=== Exercise aim ===
Quote every line below exactly and skip any picture.

Records from a data collection
--- --- ---

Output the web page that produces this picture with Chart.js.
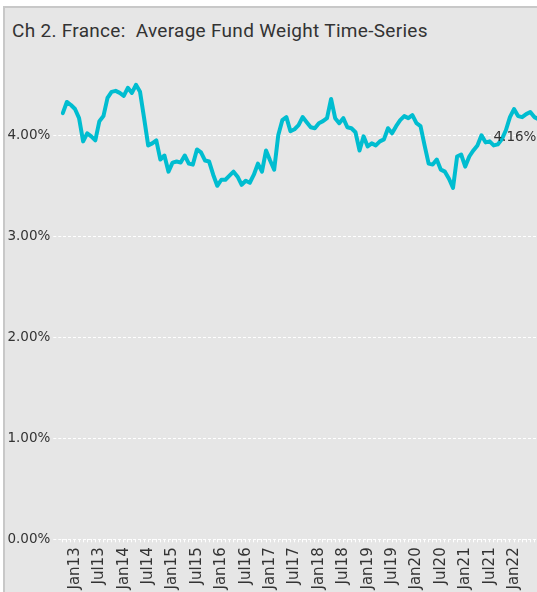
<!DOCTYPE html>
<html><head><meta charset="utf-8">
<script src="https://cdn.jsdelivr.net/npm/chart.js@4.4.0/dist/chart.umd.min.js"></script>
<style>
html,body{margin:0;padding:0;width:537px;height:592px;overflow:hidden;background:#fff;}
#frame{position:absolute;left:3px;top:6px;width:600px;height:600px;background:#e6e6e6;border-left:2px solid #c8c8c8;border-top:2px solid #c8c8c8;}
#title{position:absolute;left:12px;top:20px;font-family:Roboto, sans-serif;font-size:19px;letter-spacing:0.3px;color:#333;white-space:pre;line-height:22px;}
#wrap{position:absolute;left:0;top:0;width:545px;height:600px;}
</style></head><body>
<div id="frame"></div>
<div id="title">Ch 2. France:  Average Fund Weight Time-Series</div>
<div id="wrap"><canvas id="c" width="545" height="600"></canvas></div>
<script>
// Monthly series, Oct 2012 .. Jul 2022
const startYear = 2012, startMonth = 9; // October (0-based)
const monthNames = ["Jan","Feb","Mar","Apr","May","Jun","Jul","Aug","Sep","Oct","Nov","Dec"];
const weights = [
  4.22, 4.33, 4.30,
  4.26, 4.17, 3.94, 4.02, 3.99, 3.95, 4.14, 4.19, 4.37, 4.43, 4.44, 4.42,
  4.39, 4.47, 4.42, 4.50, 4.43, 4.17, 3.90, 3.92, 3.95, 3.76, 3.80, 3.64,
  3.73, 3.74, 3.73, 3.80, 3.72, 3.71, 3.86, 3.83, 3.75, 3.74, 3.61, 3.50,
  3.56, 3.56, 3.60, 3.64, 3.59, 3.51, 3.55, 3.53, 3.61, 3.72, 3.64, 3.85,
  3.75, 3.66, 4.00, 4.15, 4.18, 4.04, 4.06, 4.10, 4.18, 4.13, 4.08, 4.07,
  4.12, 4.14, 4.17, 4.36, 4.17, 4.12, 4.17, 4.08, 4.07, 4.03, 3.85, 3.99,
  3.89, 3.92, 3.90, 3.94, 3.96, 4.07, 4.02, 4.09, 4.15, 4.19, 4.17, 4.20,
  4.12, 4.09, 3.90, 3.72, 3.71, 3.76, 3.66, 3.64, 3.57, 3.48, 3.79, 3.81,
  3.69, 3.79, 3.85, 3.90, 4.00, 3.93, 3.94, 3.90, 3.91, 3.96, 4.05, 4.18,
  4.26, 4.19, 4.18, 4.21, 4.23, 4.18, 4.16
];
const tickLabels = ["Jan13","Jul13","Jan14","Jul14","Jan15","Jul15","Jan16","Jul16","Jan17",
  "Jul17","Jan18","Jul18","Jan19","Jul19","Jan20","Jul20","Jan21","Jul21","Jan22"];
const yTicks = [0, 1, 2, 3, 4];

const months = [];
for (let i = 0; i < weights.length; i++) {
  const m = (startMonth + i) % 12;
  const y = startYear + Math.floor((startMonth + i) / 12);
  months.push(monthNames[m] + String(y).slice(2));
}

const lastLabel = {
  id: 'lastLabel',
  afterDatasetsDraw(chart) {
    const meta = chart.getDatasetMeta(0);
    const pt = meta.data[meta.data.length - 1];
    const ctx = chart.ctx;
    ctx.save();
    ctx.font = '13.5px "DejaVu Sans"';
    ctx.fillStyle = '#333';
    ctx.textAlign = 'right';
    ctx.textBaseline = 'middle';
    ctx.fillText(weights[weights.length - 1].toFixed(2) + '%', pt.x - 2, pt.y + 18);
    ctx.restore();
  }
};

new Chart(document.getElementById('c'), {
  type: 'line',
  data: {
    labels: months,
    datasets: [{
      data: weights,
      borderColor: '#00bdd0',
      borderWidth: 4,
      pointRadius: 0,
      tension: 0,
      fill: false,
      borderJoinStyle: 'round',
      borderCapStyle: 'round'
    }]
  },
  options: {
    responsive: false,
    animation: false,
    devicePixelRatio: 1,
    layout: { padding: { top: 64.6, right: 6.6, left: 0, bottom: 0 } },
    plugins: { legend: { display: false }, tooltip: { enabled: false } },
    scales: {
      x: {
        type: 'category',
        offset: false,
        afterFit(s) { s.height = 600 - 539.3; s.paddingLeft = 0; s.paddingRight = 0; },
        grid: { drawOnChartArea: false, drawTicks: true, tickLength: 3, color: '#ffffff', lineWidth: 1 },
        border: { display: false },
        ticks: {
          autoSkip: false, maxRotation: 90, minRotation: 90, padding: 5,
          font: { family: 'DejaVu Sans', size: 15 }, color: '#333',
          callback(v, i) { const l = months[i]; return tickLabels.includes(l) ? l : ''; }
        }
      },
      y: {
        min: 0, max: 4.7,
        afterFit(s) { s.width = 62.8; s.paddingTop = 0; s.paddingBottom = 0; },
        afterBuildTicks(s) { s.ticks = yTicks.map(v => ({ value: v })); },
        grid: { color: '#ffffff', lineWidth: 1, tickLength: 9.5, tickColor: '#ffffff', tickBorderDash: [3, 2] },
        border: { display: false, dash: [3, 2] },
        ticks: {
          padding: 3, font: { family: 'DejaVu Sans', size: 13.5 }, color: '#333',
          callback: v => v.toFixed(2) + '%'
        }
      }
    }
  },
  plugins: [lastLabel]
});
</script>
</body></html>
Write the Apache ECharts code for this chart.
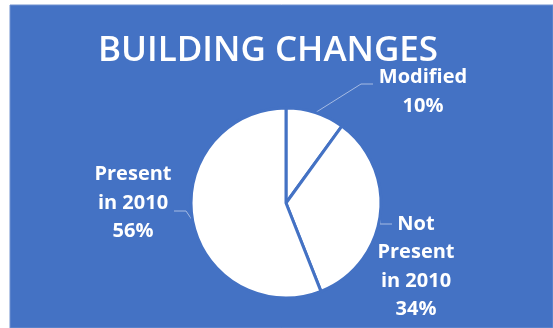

--- --- ---

=== The completed task ===
Output the web page that produces this picture with Chart.js.
<!DOCTYPE html>
<html><head><meta charset="utf-8">
<script src="https://cdn.jsdelivr.net/npm/chart.js@4.4.0/dist/chart.umd.min.js"></script>
<style>
html,body{margin:0;padding:0;width:537px;height:592px;overflow:hidden;background:#fff;}
#frame{position:absolute;left:3px;top:6px;width:600px;height:600px;background:#e6e6e6;border-left:2px solid #c8c8c8;border-top:2px solid #c8c8c8;}
#title{position:absolute;left:12px;top:20px;font-family:Roboto, sans-serif;font-size:19px;letter-spacing:0.3px;color:#333;white-space:pre;line-height:22px;}
#wrap{position:absolute;left:0;top:0;width:545px;height:600px;}
</style></head><body>
<div id="frame"></div>
<div id="title">Ch 2. France:  Average Fund Weight Time-Series</div>
<div id="wrap"><canvas id="c" width="545" height="600"></canvas></div>
<script>
// Monthly series, Oct 2012 .. Jul 2022
const startYear = 2012, startMonth = 9; // October (0-based)
const monthNames = ["Jan","Feb","Mar","Apr","May","Jun","Jul","Aug","Sep","Oct","Nov","Dec"];
const weights = [
  4.22, 4.33, 4.30,
  4.26, 4.17, 3.94, 4.02, 3.99, 3.95, 4.14, 4.19, 4.37, 4.43, 4.44, 4.42,
  4.39, 4.47, 4.42, 4.50, 4.43, 4.17, 3.90, 3.92, 3.95, 3.76, 3.80, 3.64,
  3.73, 3.74, 3.73, 3.80, 3.72, 3.71, 3.86, 3.83, 3.75, 3.74, 3.61, 3.50,
  3.56, 3.56, 3.60, 3.64, 3.59, 3.51, 3.55, 3.53, 3.61, 3.72, 3.64, 3.85,
  3.75, 3.66, 4.00, 4.15, 4.18, 4.04, 4.06, 4.10, 4.18, 4.13, 4.08, 4.07,
  4.12, 4.14, 4.17, 4.36, 4.17, 4.12, 4.17, 4.08, 4.07, 4.03, 3.85, 3.99,
  3.89, 3.92, 3.90, 3.94, 3.96, 4.07, 4.02, 4.09, 4.15, 4.19, 4.17, 4.20,
  4.12, 4.09, 3.90, 3.72, 3.71, 3.76, 3.66, 3.64, 3.57, 3.48, 3.79, 3.81,
  3.69, 3.79, 3.85, 3.90, 4.00, 3.93, 3.94, 3.90, 3.91, 3.96, 4.05, 4.18,
  4.26, 4.19, 4.18, 4.21, 4.23, 4.18, 4.16
];
const tickLabels = ["Jan13","Jul13","Jan14","Jul14","Jan15","Jul15","Jan16","Jul16","Jan17",
  "Jul17","Jan18","Jul18","Jan19","Jul19","Jan20","Jul20","Jan21","Jul21","Jan22"];
const yTicks = [0, 1, 2, 3, 4];

const months = [];
for (let i = 0; i < weights.length; i++) {
  const m = (startMonth + i) % 12;
  const y = startYear + Math.floor((startMonth + i) / 12);
  months.push(monthNames[m] + String(y).slice(2));
}

const lastLabel = {
  id: 'lastLabel',
  afterDatasetsDraw(chart) {
    const meta = chart.getDatasetMeta(0);
    const pt = meta.data[meta.data.length - 1];
    const ctx = chart.ctx;
    ctx.save();
    ctx.font = '13.5px "DejaVu Sans"';
    ctx.fillStyle = '#333';
    ctx.textAlign = 'right';
    ctx.textBaseline = 'middle';
    ctx.fillText(weights[weights.length - 1].toFixed(2) + '%', pt.x - 2, pt.y + 18);
    ctx.restore();
  }
};

new Chart(document.getElementById('c'), {
  type: 'line',
  data: {
    labels: months,
    datasets: [{
      data: weights,
      borderColor: '#00bdd0',
      borderWidth: 4,
      pointRadius: 0,
      tension: 0,
      fill: false,
      borderJoinStyle: 'round',
      borderCapStyle: 'round'
    }]
  },
  options: {
    responsive: false,
    animation: false,
    devicePixelRatio: 1,
    layout: { padding: { top: 64.6, right: 6.6, left: 0, bottom: 0 } },
    plugins: { legend: { display: false }, tooltip: { enabled: false } },
    scales: {
      x: {
        type: 'category',
        offset: false,
        afterFit(s) { s.height = 600 - 539.3; s.paddingLeft = 0; s.paddingRight = 0; },
        grid: { drawOnChartArea: false, drawTicks: true, tickLength: 3, color: '#ffffff', lineWidth: 1 },
        border: { display: false },
        ticks: {
          autoSkip: false, maxRotation: 90, minRotation: 90, padding: 5,
          font: { family: 'DejaVu Sans', size: 15 }, color: '#333',
          callback(v, i) { const l = months[i]; return tickLabels.includes(l) ? l : ''; }
        }
      },
      y: {
        min: 0, max: 4.7,
        afterFit(s) { s.width = 62.8; s.paddingTop = 0; s.paddingBottom = 0; },
        afterBuildTicks(s) { s.ticks = yTicks.map(v => ({ value: v })); },
        grid: { color: '#ffffff', lineWidth: 1, tickLength: 9.5, tickColor: '#ffffff', tickBorderDash: [3, 2] },
        border: { display: false, dash: [3, 2] },
        ticks: {
          padding: 3, font: { family: 'DejaVu Sans', size: 13.5 }, color: '#333',
          callback: v => v.toFixed(2) + '%'
        }
      }
    }
  },
  plugins: [lastLabel]
});
</script>
</body></html>
Write the Apache ECharts code for this chart.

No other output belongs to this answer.